◆ **STORED DATA**:
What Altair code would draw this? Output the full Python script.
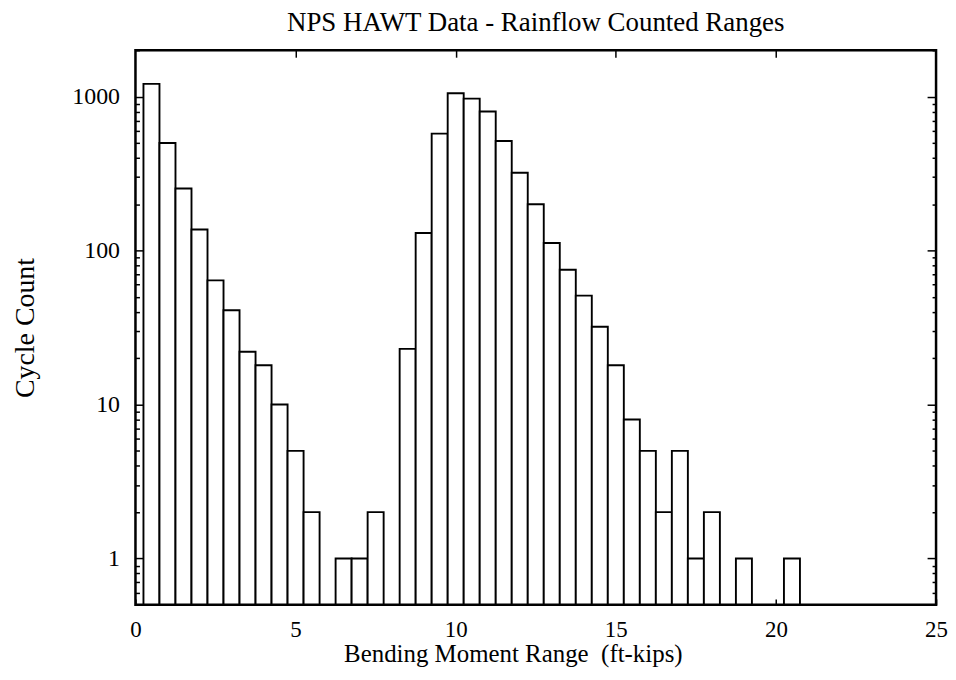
import altair as alt
import pandas as pd

# Bin centres (ft-kips) and rainflow cycle counts
centers = [0.5, 1.0, 1.5, 2.0, 2.5, 3.0, 3.5, 4.0, 4.5, 5.0, 5.5,
           6.5, 7.0, 7.5,
           8.5, 9.0, 9.5, 10.0, 10.5, 11.0, 11.5, 12.0, 12.5, 13.0, 13.5,
           14.0, 14.5, 15.0, 15.5, 16.0, 16.5, 17.0, 17.5, 18.0, 19.0, 20.5]
counts = [1210, 500, 253, 137, 64, 41, 22, 18, 10, 5, 2,
          1, 1, 2,
          23, 130, 575, 1050, 970, 800, 515, 320, 200, 112, 75,
          51, 32, 18, 8, 5, 2, 5, 1, 2, 1, 1]
bin_width = 0.5

x_ticks = [0, 5, 10, 15, 20, 25]
x_inner_ticks = [5, 10, 15, 20]
y_major = [1, 10, 100, 1000]
y_minor = [m * d for d in [1, 10, 100, 1000] for m in range(2, 10)]
y_minor = [v for v in y_minor if v <= 2000] + [0.6, 0.7, 0.8, 0.9]

df = pd.DataFrame({"center": centers, "count": counts})
df["start"] = df["center"] - bin_width / 2
df["end"] = df["center"] + bin_width / 2

W, H = 804, 557
FONT = "Liberation Serif"
xscale = alt.Scale(domain=[0, 25], nice=False, zero=False)
yscale = alt.Scale(type="log", domain=[0.5, 2000], nice=False)

common = dict(grid=False, domain=False, tickColor="black", tickWidth=1.5,
              labelFont=FONT, titleFont=FONT, labelColor="black", titleColor="black")

bars = alt.Chart(df).mark_bar(fill="white", stroke="black", strokeWidth=1.9).encode(
    x=alt.X("start:Q", scale=xscale,
            axis=alt.Axis(values=x_ticks, orient="bottom", offset=-6, tickSize=6,
                          labelFontSize=23, labelPadding=14, labelFlush=False,
                          title="Bending Moment Range \u00a0(ft-kips)", titleFontSize=25,
                          titleFontWeight="normal", titlePadding=0,
                          titleX=379, titleAlign="center", format="d",
                          **common)),
    x2="end:Q",
    y=alt.Y("count:Q", scale=yscale,
            axis=alt.Axis(values=y_major, orient="left", offset=-9, tickSize=9,
                          labelFontSize=24, labelPadding=16, format="d",
                          title="Cycle Count", titleFontSize=28, titleFontWeight="normal",
                          titlePadding=32, **common)),
    y2=alt.datum(0.5),
)

ghost = alt.Chart(df).mark_point(opacity=0)

left_minor = ghost.encode(
    x=alt.X("start:Q", scale=xscale, axis=None),
    y=alt.Y("count:Q", scale=yscale,
            axis=alt.Axis(values=y_minor, orient="left", offset=-4, tickSize=4,
                          labels=False, title=None, **common)),
)
right_major = ghost.encode(
    x=alt.X("start:Q", scale=xscale, axis=None),
    y=alt.Y("count:Q", scale=yscale,
            axis=alt.Axis(values=y_major, orient="right", offset=-9, tickSize=9,
                          labels=False, title=None, **common)),
)
right_minor = ghost.encode(
    x=alt.X("start:Q", scale=xscale, axis=None),
    y=alt.Y("count:Q", scale=yscale,
            axis=alt.Axis(values=y_minor, orient="right", offset=-4, tickSize=4,
                          labels=False, title=None, **common)),
)
top_ticks = ghost.encode(
    x=alt.X("start:Q", scale=xscale,
            axis=alt.Axis(values=x_inner_ticks, orient="top", offset=-7, tickSize=7,
                          labels=False, title=None, **common)),
    y=alt.Y("count:Q", scale=yscale, axis=None),
)

frame = alt.Chart(pd.DataFrame({"k": [0]})).mark_rect(
    filled=False, stroke="black", strokeWidth=2.5
).encode(x=alt.value(0), x2=alt.value(W), y=alt.value(0), y2=alt.value(H))

chart = alt.layer(bars, left_minor, right_major, right_minor, top_ticks, frame).resolve_axis(
    x="independent", y="independent"
).properties(
    width=W, height=H,
    padding={"left": 128, "top": 41, "right": 12, "bottom": 64},
    autosize=alt.AutoSizeParams(type="none"),
    title=alt.Title("NPS HAWT Data - Rainflow Counted Ranges", font=FONT, fontSize=27,
                    fontWeight="normal", color="black", anchor="middle", offset=12),
).configure_view(strokeWidth=0).configure(background="white")

chart.save("out.html", embed_options={"renderer": "svg", "actions": False})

◆ **REQUIRED WORK**:
Leave out the pictures, then repeat the listing above exactly from its first line to the line with "import pandas as pd", inclusive.

◆ **CORRECT OUTPUT**:
What Altair code would draw this? Output the full Python script.
import altair as alt
import pandas as pd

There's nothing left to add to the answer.